Ce qui sort de l’homme, c’est cela qui le rend impur. Car c’est du dedans, du cœur de l’homme, que sortent les pensées perverses : inconduites, vols, meurtres, adultères, cupidités, méchancetés, fraude, débauche, envie, diffamation, orgueil et démesure. Tout ce mal vient du dedans, et rend l’homme impur.

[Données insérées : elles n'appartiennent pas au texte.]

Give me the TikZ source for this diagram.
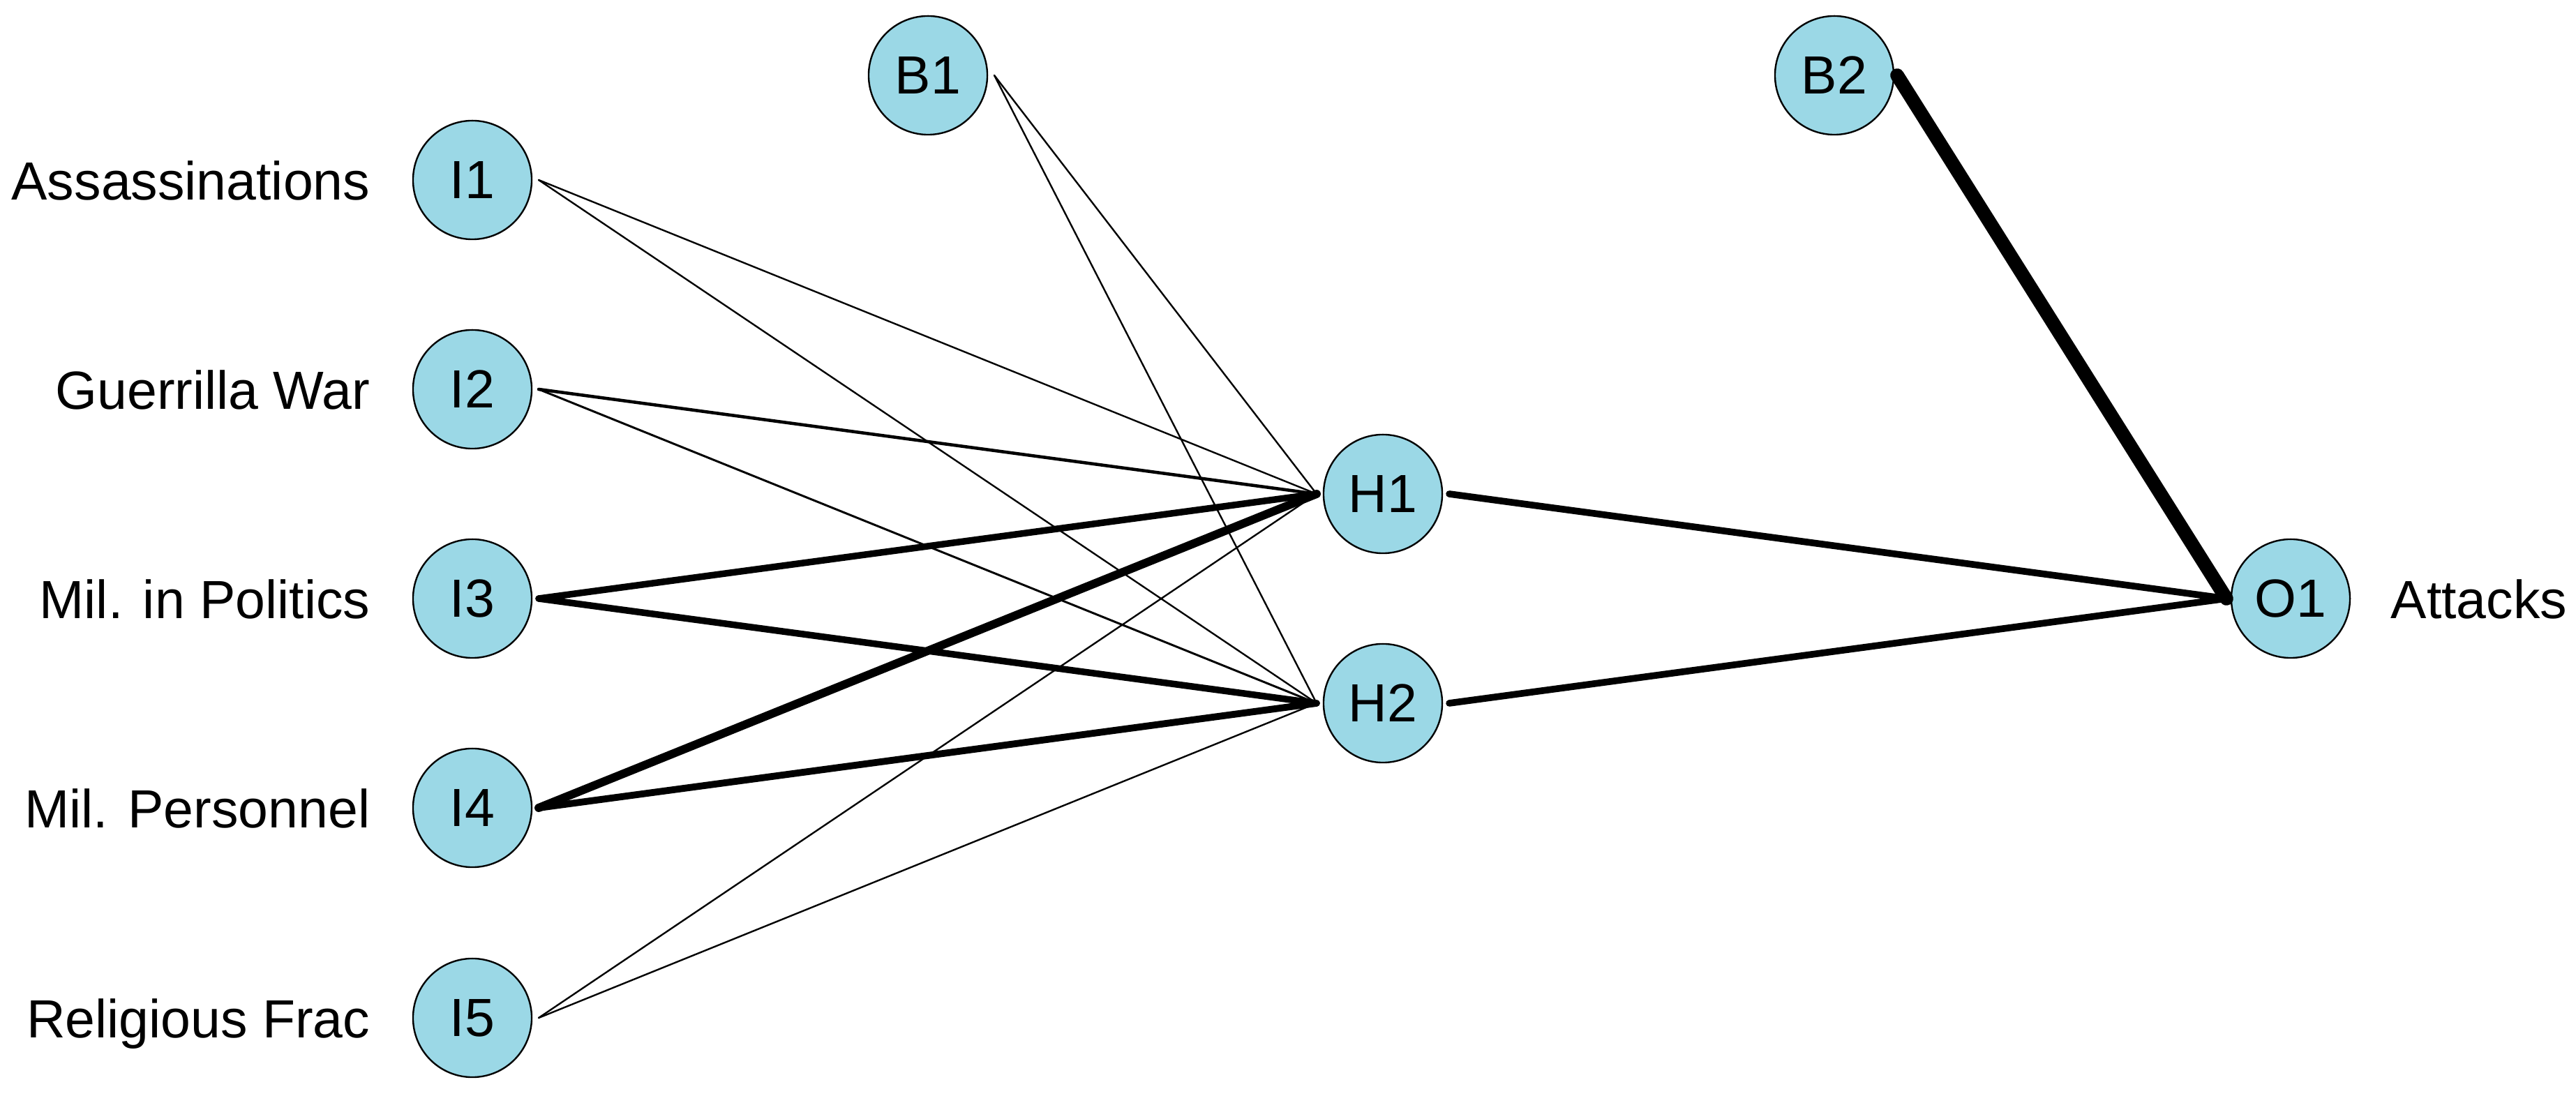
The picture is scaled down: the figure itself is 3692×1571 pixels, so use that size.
\documentclass[tikz,border=0pt]{standalone}
\usepackage{fontspec}
\setmainfont{Liberation Sans}
\definecolor{nodefill}{RGB}{155,216,230}
\begin{document}
\begin{tikzpicture}[x=0.01cm,y=-0.01cm,
  nn/.style={circle, draw=black, line width=0.68pt, fill=nodefill, minimum size=1.7cm, inner sep=0pt, font=\fontsize{21.9}{26}\selectfont},
  lbl/.style={inner sep=0pt, font=\fontsize{21.9}{26}\selectfont},
  wt/.style={line width=#1, line cap=round, draw=black}]
\useasboundingbox (0,0) rectangle (3692,1571);
% nodes
\node[nn] (I1) at (677,258) {I1};
\node[nn] (I2) at (677,558) {I2};
\node[nn] (I3) at (677,858) {I3};
\node[nn] (I4) at (677,1158) {I4};
\node[nn] (I5) at (677,1459) {I5};
\node[nn] (B1) at (1330,108) {B1};
\node[nn] (H1) at (1982,708) {H1};
\node[nn] (H2) at (1982,1008) {H2};
\node[nn] (B2) at (2629,108) {B2};
\node[nn] (O1) at (3283,858) {O1};
% labels
\node[lbl, anchor=base east] (L1) at (531,287) {Assassinations};
\node[lbl, anchor=base east] (L2) at (531,587) {Guerrilla War};
\node[lbl, anchor=base east] (L3) at (531,887) {Mil. in Politics};
\node[lbl, anchor=base east] (L4) at (531,1187) {Mil. Personnel};
\node[lbl, anchor=base east] (L5) at (531,1488) {Religious Frac};
\node[lbl, anchor=base west] (LO) at (3426,887) {Attacks};
% edges input -> hidden
\draw[wt=0.68pt] ([xshift=0.95cm]I1.center) -- ([xshift=-0.95cm]H1.center);
\draw[wt=0.68pt] ([xshift=0.95cm]I1.center) -- ([xshift=-0.95cm]H2.center);
\draw[wt=1.3pt]  ([xshift=0.95cm]I2.center) -- ([xshift=-0.95cm]H1.center);
\draw[wt=0.85pt] ([xshift=0.95cm]I2.center) -- ([xshift=-0.95cm]H2.center);
\draw[wt=2.7pt]  ([xshift=0.95cm]I3.center) -- ([xshift=-0.95cm]H1.center);
\draw[wt=2.7pt]  ([xshift=0.95cm]I3.center) -- ([xshift=-0.95cm]H2.center);
\draw[wt=3.4pt]  ([xshift=0.95cm]I4.center) -- ([xshift=-0.95cm]H1.center);
\draw[wt=2.8pt]  ([xshift=0.95cm]I4.center) -- ([xshift=-0.95cm]H2.center);
\draw[wt=0.68pt] ([xshift=0.95cm]I5.center) -- ([xshift=-0.95cm]H1.center);
\draw[wt=0.68pt] ([xshift=0.95cm]I5.center) -- ([xshift=-0.95cm]H2.center);
% bias 1
\draw[wt=0.68pt] ([xshift=0.95cm]B1.center) -- ([xshift=-0.95cm]H1.center);
\draw[wt=0.68pt] ([xshift=0.95cm]B1.center) -- ([xshift=-0.95cm]H2.center);
% hidden -> output
\draw[wt=2.75pt] ([xshift=0.95cm]H1.center) -- ([xshift=-0.92cm]O1.center);
\draw[wt=2.75pt] ([xshift=0.95cm]H2.center) -- ([xshift=-0.92cm]O1.center);
\draw[wt=5.6pt]  ([xshift=0.9cm]B2.center) -- ([xshift=-0.92cm]O1.center);
\end{tikzpicture}
\end{document}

Jésus établit un lien de causalité entre la bonté ou la méchanceté de notre cœur et la bonté et la méchanceté de nos actions et de nos paroles. D’où l’importance pour chacun d’entre nous d’aller à la racine, c’est-à-dire jusqu’au cœur et d’implorer la puissance de la grâce divine pour que nous soyons purifiés intérieurement afin de pouvoir porter de bons et beaux fruits. C’est cela la conversion véritable du baptisé et elle est sans cesse à reprendre comme nous le rappelle chaque année le temps du carême. C’est le cœur de pierre, endurci par la répétition du péché, qu’il s’agit de briser pour que l’Esprit Saint puisse en prendre possession et le ressusciter en le transformant. Le carême qui commencera mercredi nous propose trois médicaments pour guérir notre cœur malade : la prière qui concerne notre relation avec Dieu, l’aumône et le partage qui concerne notre relation avec le prochain et enfin le jeûne qui concerne notre relation avec nous-mêmes. Il s’agit bien de laisser mourir en nous le vieil homme pour ressembler toujours davantage au Dieu fait homme, Jésus, notre frère et Seigneur, dont nous célébrons particulièrement en cette année sainte le cœur divin et miséricordieux :

Le disciple n’est pas au-dessus du maître ; mais une fois bien formé, chacun sera comme son maître.